(begin)

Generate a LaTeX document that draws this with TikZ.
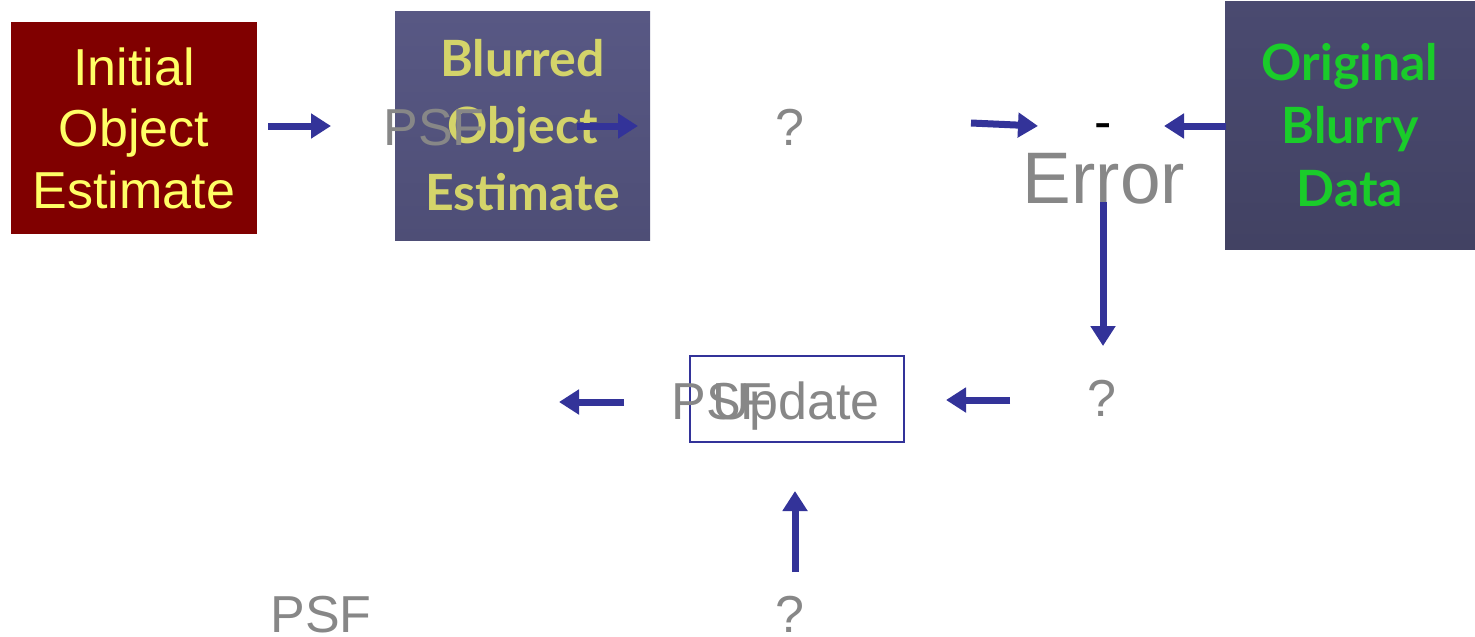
\documentclass[tikz,border=0pt]{standalone}
\usepackage{fontspec}
\setmainfont{Liberation Sans}
\newfontfamily\gillfont{Lato}
\usetikzlibrary{arrows.meta}
\definecolor{arrowblue}{RGB}{51,51,153}
\definecolor{graytext}{RGB}{135,135,135}
\definecolor{darkred}{RGB}{128,0,0}
\definecolor{paleyellow}{RGB}{255,255,102}
\definecolor{bluryellow}{RGB}{212,212,106}
\definecolor{blurgreen}{RGB}{26,204,42}
\definecolor{boxA}{RGB}{88,88,132}
\definecolor{boxB}{RGB}{78,78,118}
\definecolor{boxC}{RGB}{74,74,112}
\definecolor{boxD}{RGB}{66,66,99}
\begin{document}
\begin{tikzpicture}[x=1pt,y=-1pt,
  arr/.style={-{Triangle[length=20pt,width=24pt]}, line width=7pt, draw=arrowblue},
  lbl/.style={text=graytext, inner sep=0pt, anchor=base, font=\fontsize{52}{62}\selectfont},
  box/.style={rectangle, inner sep=0pt, align=center},
]
\useasboundingbox (0,0) rectangle (1475,637);

% boxes
\node[box, fill=darkred, minimum width=246pt, minimum height=212pt, text=paleyellow,
      font=\fontsize{52}{61.5}\selectfont] (init) at (134,128) {Initial\\Object\\Estimate};
\node[box, top color=boxA, bottom color=boxB, minimum width=255pt, minimum height=229pt,
      text=bluryellow, font=\gillfont\bfseries\fontsize{50}{67}\selectfont] (blurred) at (522.5,125.5) {Blurred\\Object\\Estimate};
\node[box, top color=boxC, bottom color=boxD, minimum width=250pt, minimum height=248pt,
      text=blurgreen, font=\gillfont\bfseries\fontsize{50}{63}\selectfont] (orig) at (1350,125) {Original\\Blurry\\Data};
\node[rectangle, draw=arrowblue, line width=2pt, minimum width=214pt, minimum height=86pt, inner sep=0pt] (upbox) at (797,399) {};

% labels
\node[lbl] (psfA) at (434,145) {PSF};
\node[lbl] (qA) at (790,145) {?};
\node[lbl, text=black] (minus) at (1103,139) {-};
\node[lbl, font=\fontsize{73}{88}\selectfont] (error) at (1104,203) {Error};
\node[lbl] (qB) at (1102,416) {?};
\node[lbl] (psfB) at (722,419) {PSF};
\node[lbl] (update) at (796,419) {Update};
\node[lbl] (psfC) at (321,632) {PSF};
\node[lbl] (qC) at (790,632) {?};

% arrow end points
\coordinate (a1s) at (268,126); \coordinate (a1e) at (331,126);
\coordinate (a2s) at (577,126); \coordinate (a2e) at (638,126);
\coordinate (a3s) at (971,123); \coordinate (a3e) at (1038,126);
\coordinate (a4s) at (1226,126); \coordinate (a4e) at (1164,126);
\coordinate (a5s) at (1103,202); \coordinate (a5e) at (1103,346);
\coordinate (a6s) at (1010,400); \coordinate (a6e) at (946,400);
\coordinate (a7s) at (624,402); \coordinate (a7e) at (559,402);
\coordinate (a8s) at (795,572); \coordinate (a8e) at (795,491);

\draw[arr] (a1s) -- (a1e);
\draw[arr] (a2s) -- (a2e);
\draw[arr] (a3s) -- (a3e);
\draw[arr] (a4s) -- (a4e);
\draw[arr] (a5s) -- (a5e);
\draw[arr] (a6s) -- (a6e);
\draw[arr] (a7s) -- (a7e);
\draw[arr] (a8s) -- (a8e);
\end{tikzpicture}
\end{document}
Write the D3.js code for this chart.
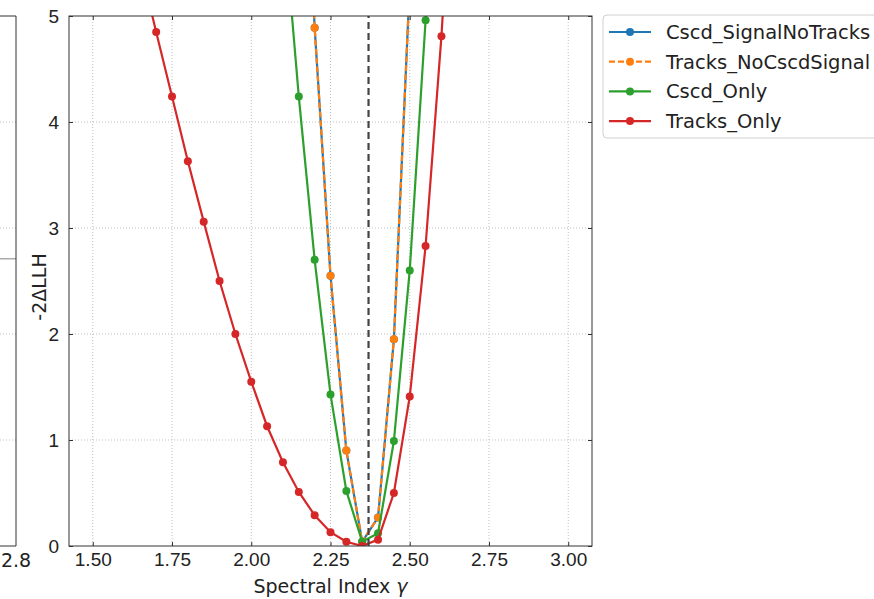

(end)

Goal »
Locate the word "this" in the records and collect each line it appears in.

Output of the exercise »
Generate a LaTeX document that draws this with TikZ.
Write the D3.js code for this chart.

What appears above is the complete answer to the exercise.